Omit every picture, and retype the lines that run from the beginning of the data below through the line containing "const xTicks = [0.0, 0.5, 1.0, 1.5, 2.0];", inclusive.

DATA
((

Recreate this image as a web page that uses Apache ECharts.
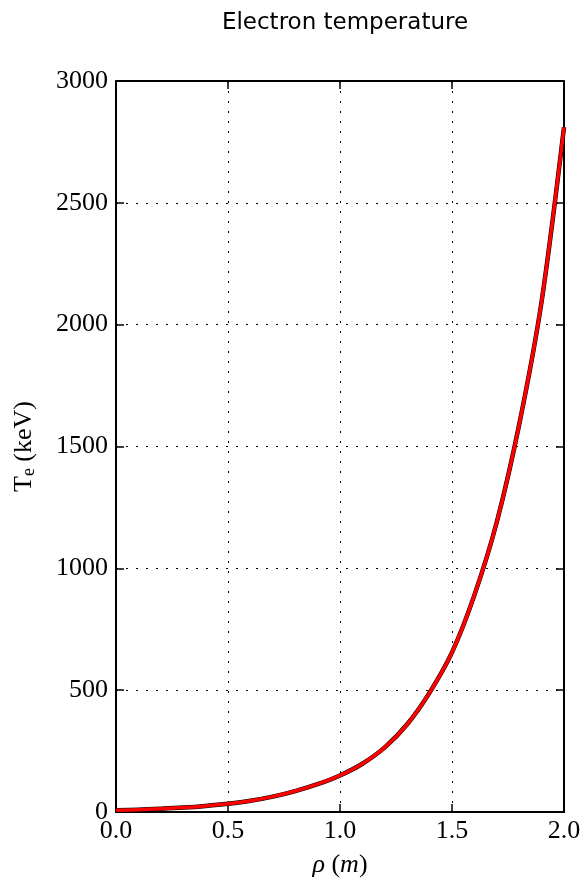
<!DOCTYPE html>
<html>
<head>
<meta charset="utf-8">
<script src="https://cdn.jsdelivr.net/npm/echarts@6/dist/echarts.min.js"></script>
<style>
html,body{margin:0;padding:0;background:#fff;}
#c{width:584px;height:885px;}
</style>
</head>
<body>
<div id="c"></div>
<script>
const titleText = 'Electron temperature';
const rho = [0, 0.1, 0.2, 0.3, 0.4, 0.5, 0.6, 0.7, 0.8, 0.9, 1.0, 1.1, 1.2, 1.3, 1.4, 1.5, 1.6, 1.7, 1.8, 1.9, 2.0];
const Te  = [7, 9, 13, 18, 25, 34, 46, 63, 86, 114, 150, 198, 265, 360, 490, 655, 890, 1190, 1590, 2095, 2810];
const yTicks = [0, 500, 1000, 1500, 2000, 2500, 3000];
const xTicks = [0.0, 0.5, 1.0, 1.5, 2.0];

const pts = rho.map((r, i) => [r, Te[i]]);
const serif = 'Liberation Serif';
const chart = echarts.init(document.getElementById('c'), null, {renderer: 'canvas'});
const gridLine = {show: true, lineStyle: {color: '#000', width: 1, type: [2, 8]}};
const axLine = {show: true, onZero: false, lineStyle: {color: '#000', width: 2}};
const tick = {show: true, inside: true, length: 8, lineStyle: {color: '#000', width: 1.5}};

chart.setOption({
  animation: false,
  backgroundColor: '#fff',
  title: {
    text: titleText, left: 340, top: 7, textAlign: 'center',
    textStyle: {fontFamily: 'DejaVu Sans', fontSize: 23, fontWeight: 'normal', color: '#000'}
  },
  grid: {left: 116, right: 20, top: 81, bottom: 73, containLabel: false},
  xAxis: [{
    type: 'value', min: 0, max: 2, interval: 0.5, position: 'bottom',
    axisLine: axLine, axisTick: tick, splitLine: gridLine,
    axisLabel: {fontFamily: serif, fontSize: 26, color: '#000', margin: 6,
      formatter: v => v.toFixed(1)},
    name: '{i|ρ} {n|(}{i|m}{n|)}', nameLocation: 'middle', nameGap: 40,
    nameTextStyle: {fontFamily: serif, fontSize: 26, color: '#000',
      rich: {i: {fontFamily: serif, fontStyle: 'italic', fontSize: 26}, n: {fontFamily: serif, fontSize: 26}}}
  }, {
    type: 'value', min: 0, max: 2, interval: 0.5, position: 'top',
    axisLine: axLine, axisTick: tick, splitLine: {show: false}, axisLabel: {show: false}
  }],
  yAxis: [{
    type: 'value', min: 0, max: 3000, interval: 500, position: 'left',
    axisLine: axLine, axisTick: tick, splitLine: gridLine,
    axisLabel: {fontFamily: serif, fontSize: 26, color: '#000', margin: 8,
      formatter: v => String(v)},
    name: '{n|T}{s|e}{n| (keV)}', nameLocation: 'middle', nameGap: 78, nameRotate: 90,
    nameTextStyle: {fontFamily: serif, fontSize: 26, color: '#000',
      rich: {n: {fontFamily: serif, fontSize: 26}, s: {fontFamily: serif, fontSize: 18, verticalAlign: 'bottom', padding: [10, 0, 0, 0]}}}
  }, {
    type: 'value', min: 0, max: 3000, interval: 500, position: 'right',
    axisLine: axLine, axisTick: tick, splitLine: {show: false}, axisLabel: {show: false}
  }],
  series: [{
    type: 'line', data: pts, smooth: 0.3, showSymbol: false, symbol: 'none',
    lineStyle: {color: '#000', width: 4.5}, z: 3
  }, {
    type: 'line', data: pts, smooth: 0.3, showSymbol: false, symbol: 'none',
    lineStyle: {color: '#ff0000', width: 3.5}, z: 4
  }]
});
</script>
</body>
</html>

))

FINISHED EXERCISE
Recreate this image as a web page that uses Apache ECharts.
<!DOCTYPE html>
<html>
<head>
<meta charset="utf-8">
<script src="https://cdn.jsdelivr.net/npm/echarts@6/dist/echarts.min.js"></script>
<style>
html,body{margin:0;padding:0;background:#fff;}
#c{width:584px;height:885px;}
</style>
</head>
<body>
<div id="c"></div>
<script>
const titleText = 'Electron temperature';
const rho = [0, 0.1, 0.2, 0.3, 0.4, 0.5, 0.6, 0.7, 0.8, 0.9, 1.0, 1.1, 1.2, 1.3, 1.4, 1.5, 1.6, 1.7, 1.8, 1.9, 2.0];
const Te  = [7, 9, 13, 18, 25, 34, 46, 63, 86, 114, 150, 198, 265, 360, 490, 655, 890, 1190, 1590, 2095, 2810];
const yTicks = [0, 500, 1000, 1500, 2000, 2500, 3000];
const xTicks = [0.0, 0.5, 1.0, 1.5, 2.0];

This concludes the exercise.